>> begin Data shown

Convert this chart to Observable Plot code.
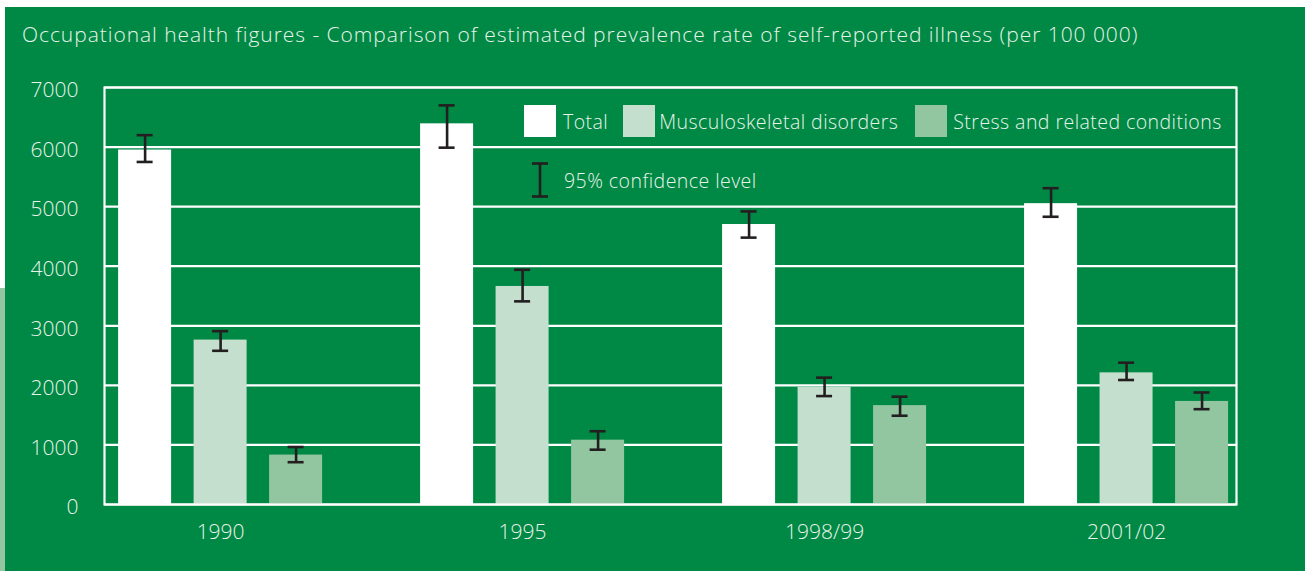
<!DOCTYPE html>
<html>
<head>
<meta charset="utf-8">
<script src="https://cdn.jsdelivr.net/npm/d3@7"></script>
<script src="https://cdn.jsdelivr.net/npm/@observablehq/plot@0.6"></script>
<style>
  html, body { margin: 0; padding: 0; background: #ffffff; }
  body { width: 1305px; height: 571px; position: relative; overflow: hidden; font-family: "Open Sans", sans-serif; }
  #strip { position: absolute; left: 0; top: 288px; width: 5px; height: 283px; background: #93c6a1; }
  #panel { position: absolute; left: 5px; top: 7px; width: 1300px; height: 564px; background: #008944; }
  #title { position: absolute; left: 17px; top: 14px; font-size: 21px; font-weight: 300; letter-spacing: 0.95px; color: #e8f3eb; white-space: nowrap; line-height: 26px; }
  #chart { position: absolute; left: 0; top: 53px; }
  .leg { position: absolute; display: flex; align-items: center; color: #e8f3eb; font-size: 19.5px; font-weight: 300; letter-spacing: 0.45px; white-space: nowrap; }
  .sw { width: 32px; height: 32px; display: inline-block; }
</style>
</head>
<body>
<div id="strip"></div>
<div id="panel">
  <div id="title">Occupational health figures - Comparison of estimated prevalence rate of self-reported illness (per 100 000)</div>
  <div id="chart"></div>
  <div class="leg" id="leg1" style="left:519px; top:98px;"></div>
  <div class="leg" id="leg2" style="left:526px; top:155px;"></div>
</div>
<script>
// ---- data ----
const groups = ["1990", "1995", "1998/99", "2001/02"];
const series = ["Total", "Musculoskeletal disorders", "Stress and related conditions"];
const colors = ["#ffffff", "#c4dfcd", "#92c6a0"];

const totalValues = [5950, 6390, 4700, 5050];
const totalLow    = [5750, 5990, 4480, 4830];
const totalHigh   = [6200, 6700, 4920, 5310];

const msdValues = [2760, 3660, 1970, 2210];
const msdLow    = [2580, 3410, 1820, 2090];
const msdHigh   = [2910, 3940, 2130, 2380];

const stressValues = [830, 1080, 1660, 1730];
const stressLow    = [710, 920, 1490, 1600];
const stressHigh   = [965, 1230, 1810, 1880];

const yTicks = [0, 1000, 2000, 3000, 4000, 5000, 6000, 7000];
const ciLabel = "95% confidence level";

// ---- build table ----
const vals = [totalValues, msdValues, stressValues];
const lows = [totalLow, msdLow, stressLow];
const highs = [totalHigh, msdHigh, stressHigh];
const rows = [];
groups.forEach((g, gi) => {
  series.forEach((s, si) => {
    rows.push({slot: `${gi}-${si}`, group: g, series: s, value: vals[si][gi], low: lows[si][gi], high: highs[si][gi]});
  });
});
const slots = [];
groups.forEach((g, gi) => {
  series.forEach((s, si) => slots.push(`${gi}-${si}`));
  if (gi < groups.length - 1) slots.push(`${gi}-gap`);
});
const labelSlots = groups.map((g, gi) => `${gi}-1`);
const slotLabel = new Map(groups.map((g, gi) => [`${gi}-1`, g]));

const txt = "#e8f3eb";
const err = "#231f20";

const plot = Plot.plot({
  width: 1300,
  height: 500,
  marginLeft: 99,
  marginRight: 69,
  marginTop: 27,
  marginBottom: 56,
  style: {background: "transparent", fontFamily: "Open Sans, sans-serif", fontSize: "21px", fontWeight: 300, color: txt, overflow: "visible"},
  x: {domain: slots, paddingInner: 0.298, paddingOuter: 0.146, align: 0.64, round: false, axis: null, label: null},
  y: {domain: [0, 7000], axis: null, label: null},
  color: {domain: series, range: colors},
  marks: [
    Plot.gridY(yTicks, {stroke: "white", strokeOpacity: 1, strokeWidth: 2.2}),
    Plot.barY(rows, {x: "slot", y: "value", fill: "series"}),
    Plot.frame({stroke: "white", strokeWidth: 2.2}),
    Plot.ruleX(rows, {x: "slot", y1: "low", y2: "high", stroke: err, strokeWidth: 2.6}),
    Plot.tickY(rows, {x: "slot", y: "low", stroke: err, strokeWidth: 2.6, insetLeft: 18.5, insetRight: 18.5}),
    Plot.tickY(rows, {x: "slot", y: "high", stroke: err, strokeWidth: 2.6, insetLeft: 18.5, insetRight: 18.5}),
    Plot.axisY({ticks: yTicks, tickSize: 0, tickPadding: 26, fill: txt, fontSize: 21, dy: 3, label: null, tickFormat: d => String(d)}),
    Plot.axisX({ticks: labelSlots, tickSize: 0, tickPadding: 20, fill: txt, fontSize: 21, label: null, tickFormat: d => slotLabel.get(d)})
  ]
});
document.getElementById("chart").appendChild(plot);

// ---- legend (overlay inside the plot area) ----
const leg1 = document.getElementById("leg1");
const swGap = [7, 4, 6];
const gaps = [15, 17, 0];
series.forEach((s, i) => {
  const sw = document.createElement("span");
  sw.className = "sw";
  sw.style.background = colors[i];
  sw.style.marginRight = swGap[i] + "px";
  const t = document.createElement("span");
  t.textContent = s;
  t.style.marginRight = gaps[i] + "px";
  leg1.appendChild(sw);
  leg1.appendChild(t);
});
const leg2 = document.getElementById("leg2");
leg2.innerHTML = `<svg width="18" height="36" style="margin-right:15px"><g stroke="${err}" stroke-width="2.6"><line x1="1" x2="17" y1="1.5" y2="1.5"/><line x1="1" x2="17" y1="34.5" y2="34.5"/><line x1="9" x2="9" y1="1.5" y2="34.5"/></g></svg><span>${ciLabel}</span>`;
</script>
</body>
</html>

>> end Data shown

▶ _Requirements_:
Gather up the lines that contain the word "chart".

▶ _Written solution_:
Convert this chart to Observable Plot code.
  #chart { position: absolute; left: 0; top: 53px; }
  <div id="chart"></div>
document.getElementById("chart").appendChild(plot);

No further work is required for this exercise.